Abstract

Expectations that commercial actors will act responsibly and for the public good have precipitated a growing number of public controversies as companies either line up to demonstrate their commitment by taking sides on a social issue or are forced to respond to public pressure. These controversies can have knock-on effects for the governance of content and expression, as what is tolerated can easily shift in the face of the intense public criticism that surrounds these controversies. Media and communications research has speculated on the role of the profit-motive in content moderation on social media but there are gaps in research directly addressing how the advertising industry attempts to institutionalize its interests in appropriate content, as well as in research extending the examination of professional communications beyond advertising-supported media to the wider environment of online content moderation. Given the high stakes of public interventions by commercial actors, a better understanding of their motivations and the regulatory implications of their actions is needed. This dissertation responds to the questions, what motivates corporate social advocacy? How does information circulate in advocacy events? What issues are compatible with corporate social advocacy? And what role does corporate social advocacy play towards governing online content? To answer these questions, it analyzes three public controversies over online content, representing the advertising-supported environment of social media and non-advertising supported environments such as online infrastructure services and gaming and provides a thematic analysis of the professional communications industry perspective on social advocacy controversy.
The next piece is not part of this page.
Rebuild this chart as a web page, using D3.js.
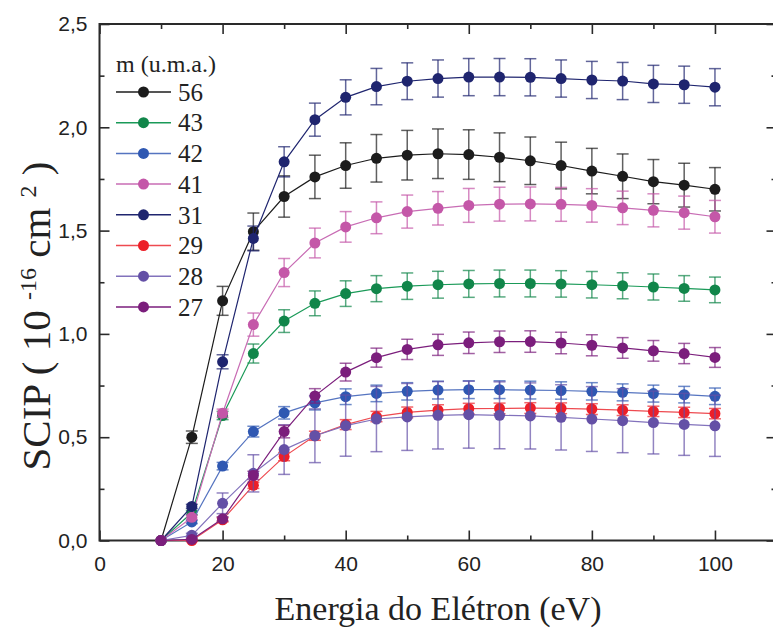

It takes a framework based in a functional public sphere and draws on theories of economies of worth to position corporate social advocacies as “tests of justification” that are revealing of the normative standards applied to commercial advocacy and governance of content. It finds that while controversies can push companies beyond “owned” issues and change the treatment of certain content, the resource intensive and publicly damaging nature of the controversies incentivise controversy-averse approach to moderation, which can chill the creation of content seen as outside the mainstream.